* **Stated goal**
Restate all the material verbatim, except for the pictures.

»»

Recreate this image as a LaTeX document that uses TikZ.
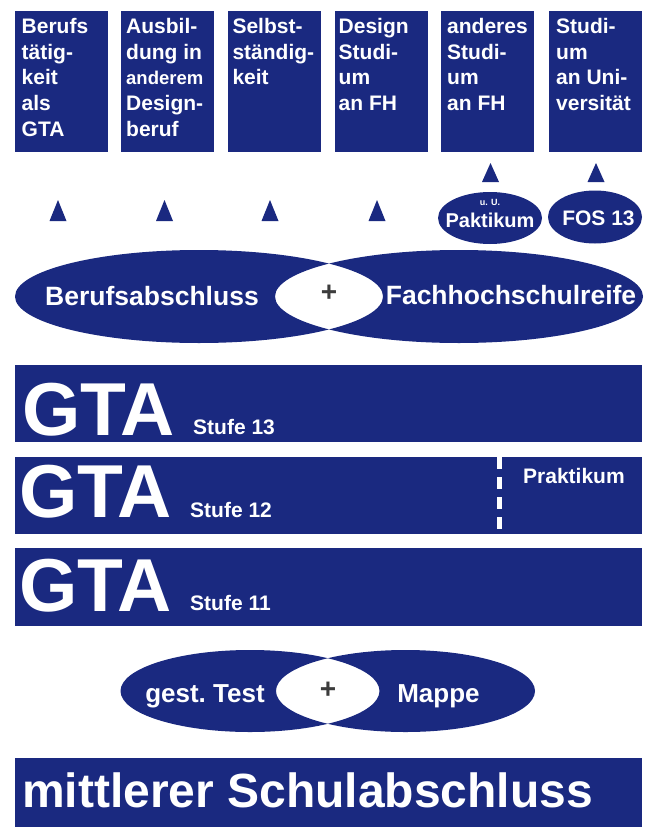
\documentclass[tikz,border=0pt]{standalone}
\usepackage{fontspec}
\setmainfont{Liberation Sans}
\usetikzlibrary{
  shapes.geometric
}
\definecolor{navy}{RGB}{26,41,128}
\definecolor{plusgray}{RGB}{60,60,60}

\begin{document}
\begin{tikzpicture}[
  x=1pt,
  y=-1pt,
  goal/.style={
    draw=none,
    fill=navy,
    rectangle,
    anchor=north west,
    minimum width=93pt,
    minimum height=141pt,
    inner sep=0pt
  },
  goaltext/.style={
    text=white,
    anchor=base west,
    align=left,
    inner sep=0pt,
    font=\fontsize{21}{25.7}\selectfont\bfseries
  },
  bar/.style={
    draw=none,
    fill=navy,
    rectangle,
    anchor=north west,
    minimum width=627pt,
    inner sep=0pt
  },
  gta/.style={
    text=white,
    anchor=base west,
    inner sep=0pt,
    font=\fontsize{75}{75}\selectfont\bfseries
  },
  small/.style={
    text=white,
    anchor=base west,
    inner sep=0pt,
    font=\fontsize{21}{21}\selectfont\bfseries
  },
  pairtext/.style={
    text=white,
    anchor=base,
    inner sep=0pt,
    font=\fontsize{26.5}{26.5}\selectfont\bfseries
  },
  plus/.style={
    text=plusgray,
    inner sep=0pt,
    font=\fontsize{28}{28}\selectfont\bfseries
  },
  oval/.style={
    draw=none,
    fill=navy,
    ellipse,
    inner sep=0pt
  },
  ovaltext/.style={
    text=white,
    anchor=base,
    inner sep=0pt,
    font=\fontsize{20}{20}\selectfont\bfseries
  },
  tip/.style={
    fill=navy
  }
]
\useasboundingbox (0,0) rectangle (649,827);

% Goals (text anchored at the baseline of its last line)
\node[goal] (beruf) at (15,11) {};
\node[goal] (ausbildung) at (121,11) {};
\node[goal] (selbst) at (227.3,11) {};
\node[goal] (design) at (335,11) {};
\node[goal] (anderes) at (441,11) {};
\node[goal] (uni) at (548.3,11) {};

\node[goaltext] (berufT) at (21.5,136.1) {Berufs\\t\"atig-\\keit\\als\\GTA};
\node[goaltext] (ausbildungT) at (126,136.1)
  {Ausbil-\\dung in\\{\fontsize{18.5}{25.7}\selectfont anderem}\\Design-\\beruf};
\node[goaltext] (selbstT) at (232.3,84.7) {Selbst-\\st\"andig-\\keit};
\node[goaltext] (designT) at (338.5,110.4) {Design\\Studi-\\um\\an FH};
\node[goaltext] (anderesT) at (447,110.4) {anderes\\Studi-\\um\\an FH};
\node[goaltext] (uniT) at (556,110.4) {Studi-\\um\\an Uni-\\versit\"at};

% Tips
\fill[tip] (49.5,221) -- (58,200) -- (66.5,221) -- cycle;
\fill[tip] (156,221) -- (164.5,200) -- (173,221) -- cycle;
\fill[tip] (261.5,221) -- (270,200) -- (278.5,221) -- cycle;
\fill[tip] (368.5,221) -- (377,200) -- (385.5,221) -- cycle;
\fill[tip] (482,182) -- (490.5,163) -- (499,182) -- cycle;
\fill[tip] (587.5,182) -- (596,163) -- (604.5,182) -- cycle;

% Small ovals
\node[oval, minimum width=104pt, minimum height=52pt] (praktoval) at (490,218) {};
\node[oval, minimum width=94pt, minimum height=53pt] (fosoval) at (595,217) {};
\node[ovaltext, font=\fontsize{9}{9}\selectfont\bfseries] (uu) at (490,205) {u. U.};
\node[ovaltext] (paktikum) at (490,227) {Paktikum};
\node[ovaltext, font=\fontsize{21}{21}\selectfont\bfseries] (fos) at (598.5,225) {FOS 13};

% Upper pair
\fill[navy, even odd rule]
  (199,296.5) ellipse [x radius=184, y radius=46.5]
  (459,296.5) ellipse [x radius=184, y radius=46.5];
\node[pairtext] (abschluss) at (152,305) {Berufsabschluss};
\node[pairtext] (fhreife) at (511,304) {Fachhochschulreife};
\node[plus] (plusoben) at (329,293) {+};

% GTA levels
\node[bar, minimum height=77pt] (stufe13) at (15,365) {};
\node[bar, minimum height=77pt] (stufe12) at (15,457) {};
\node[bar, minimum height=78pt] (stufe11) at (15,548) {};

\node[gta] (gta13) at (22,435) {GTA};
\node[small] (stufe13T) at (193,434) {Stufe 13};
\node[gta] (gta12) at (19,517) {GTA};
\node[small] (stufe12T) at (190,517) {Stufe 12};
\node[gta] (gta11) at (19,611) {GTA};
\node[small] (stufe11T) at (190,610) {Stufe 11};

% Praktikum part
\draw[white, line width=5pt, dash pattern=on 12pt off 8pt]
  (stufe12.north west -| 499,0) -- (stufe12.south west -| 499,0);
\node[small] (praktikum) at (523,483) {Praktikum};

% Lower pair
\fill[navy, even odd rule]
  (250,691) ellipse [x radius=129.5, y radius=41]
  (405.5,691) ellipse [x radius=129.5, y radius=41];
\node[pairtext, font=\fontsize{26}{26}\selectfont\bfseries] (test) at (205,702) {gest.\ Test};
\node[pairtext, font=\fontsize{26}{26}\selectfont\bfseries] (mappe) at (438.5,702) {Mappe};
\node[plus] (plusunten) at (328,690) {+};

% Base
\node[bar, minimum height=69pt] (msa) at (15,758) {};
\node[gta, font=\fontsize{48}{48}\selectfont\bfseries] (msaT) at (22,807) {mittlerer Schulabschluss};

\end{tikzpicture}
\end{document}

««

* **Output of the task**
Recreate this image as a LaTeX document that uses TikZ.
\documentclass[tikz,border=0pt]{standalone}
\usepackage{fontspec}
\setmainfont{Liberation Sans}
\usetikzlibrary{
  shapes.geometric
}
\definecolor{navy}{RGB}{26,41,128}
\definecolor{plusgray}{RGB}{60,60,60}

\begin{document}
\begin{tikzpicture}[
  x=1pt,
  y=-1pt,
  goal/.style={
    draw=none,
    fill=navy,
    rectangle,
    anchor=north west,
    minimum width=93pt,
    minimum height=141pt,
    inner sep=0pt
  },
  goaltext/.style={
    text=white,
    anchor=base west,
    align=left,
    inner sep=0pt,
    font=\fontsize{21}{25.7}\selectfont\bfseries
  },
  bar/.style={
    draw=none,
    fill=navy,
    rectangle,
    anchor=north west,
    minimum width=627pt,
    inner sep=0pt
  },
  gta/.style={
    text=white,
    anchor=base west,
    inner sep=0pt,
    font=\fontsize{75}{75}\selectfont\bfseries
  },
  small/.style={
    text=white,
    anchor=base west,
    inner sep=0pt,
    font=\fontsize{21}{21}\selectfont\bfseries
  },
  pairtext/.style={
    text=white,
    anchor=base,
    inner sep=0pt,
    font=\fontsize{26.5}{26.5}\selectfont\bfseries
  },
  plus/.style={
    text=plusgray,
    inner sep=0pt,
    font=\fontsize{28}{28}\selectfont\bfseries
  },
  oval/.style={
    draw=none,
    fill=navy,
    ellipse,
    inner sep=0pt
  },
  ovaltext/.style={
    text=white,
    anchor=base,
    inner sep=0pt,
    font=\fontsize{20}{20}\selectfont\bfseries
  },
  tip/.style={
    fill=navy
  }
]
\useasboundingbox (0,0) rectangle (649,827);

% Goals (text anchored at the baseline of its last line)
\node[goal] (beruf) at (15,11) {};
\node[goal] (ausbildung) at (121,11) {};
\node[goal] (selbst) at (227.3,11) {};
\node[goal] (design) at (335,11) {};
\node[goal] (anderes) at (441,11) {};
\node[goal] (uni) at (548.3,11) {};

\node[goaltext] (berufT) at (21.5,136.1) {Berufs\\t\"atig-\\keit\\als\\GTA};
\node[goaltext] (ausbildungT) at (126,136.1)
  {Ausbil-\\dung in\\{\fontsize{18.5}{25.7}\selectfont anderem}\\Design-\\beruf};
\node[goaltext] (selbstT) at (232.3,84.7) {Selbst-\\st\"andig-\\keit};
\node[goaltext] (designT) at (338.5,110.4) {Design\\Studi-\\um\\an FH};
\node[goaltext] (anderesT) at (447,110.4) {anderes\\Studi-\\um\\an FH};
\node[goaltext] (uniT) at (556,110.4) {Studi-\\um\\an Uni-\\versit\"at};

% Tips
\fill[tip] (49.5,221) -- (58,200) -- (66.5,221) -- cycle;
\fill[tip] (156,221) -- (164.5,200) -- (173,221) -- cycle;
\fill[tip] (261.5,221) -- (270,200) -- (278.5,221) -- cycle;
\fill[tip] (368.5,221) -- (377,200) -- (385.5,221) -- cycle;
\fill[tip] (482,182) -- (490.5,163) -- (499,182) -- cycle;
\fill[tip] (587.5,182) -- (596,163) -- (604.5,182) -- cycle;

% Small ovals
\node[oval, minimum width=104pt, minimum height=52pt] (praktoval) at (490,218) {};
\node[oval, minimum width=94pt, minimum height=53pt] (fosoval) at (595,217) {};
\node[ovaltext, font=\fontsize{9}{9}\selectfont\bfseries] (uu) at (490,205) {u. U.};
\node[ovaltext] (paktikum) at (490,227) {Paktikum};
\node[ovaltext, font=\fontsize{21}{21}\selectfont\bfseries] (fos) at (598.5,225) {FOS 13};

% Upper pair
\fill[navy, even odd rule]
  (199,296.5) ellipse [x radius=184, y radius=46.5]
  (459,296.5) ellipse [x radius=184, y radius=46.5];
\node[pairtext] (abschluss) at (152,305) {Berufsabschluss};
\node[pairtext] (fhreife) at (511,304) {Fachhochschulreife};
\node[plus] (plusoben) at (329,293) {+};

% GTA levels
\node[bar, minimum height=77pt] (stufe13) at (15,365) {};
\node[bar, minimum height=77pt] (stufe12) at (15,457) {};
\node[bar, minimum height=78pt] (stufe11) at (15,548) {};

\node[gta] (gta13) at (22,435) {GTA};
\node[small] (stufe13T) at (193,434) {Stufe 13};
\node[gta] (gta12) at (19,517) {GTA};
\node[small] (stufe12T) at (190,517) {Stufe 12};
\node[gta] (gta11) at (19,611) {GTA};
\node[small] (stufe11T) at (190,610) {Stufe 11};

% Praktikum part
\draw[white, line width=5pt, dash pattern=on 12pt off 8pt]
  (stufe12.north west -| 499,0) -- (stufe12.south west -| 499,0);
\node[small] (praktikum) at (523,483) {Praktikum};

% Lower pair
\fill[navy, even odd rule]
  (250,691) ellipse [x radius=129.5, y radius=41]
  (405.5,691) ellipse [x radius=129.5, y radius=41];
\node[pairtext, font=\fontsize{26}{26}\selectfont\bfseries] (test) at (205,702) {gest.\ Test};
\node[pairtext, font=\fontsize{26}{26}\selectfont\bfseries] (mappe) at (438.5,702) {Mappe};
\node[plus] (plusunten) at (328,690) {+};

% Base
\node[bar, minimum height=69pt] (msa) at (15,758) {};
\node[gta, font=\fontsize{48}{48}\selectfont\bfseries] (msaT) at (22,807) {mittlerer Schulabschluss};

\end{tikzpicture}
\end{document}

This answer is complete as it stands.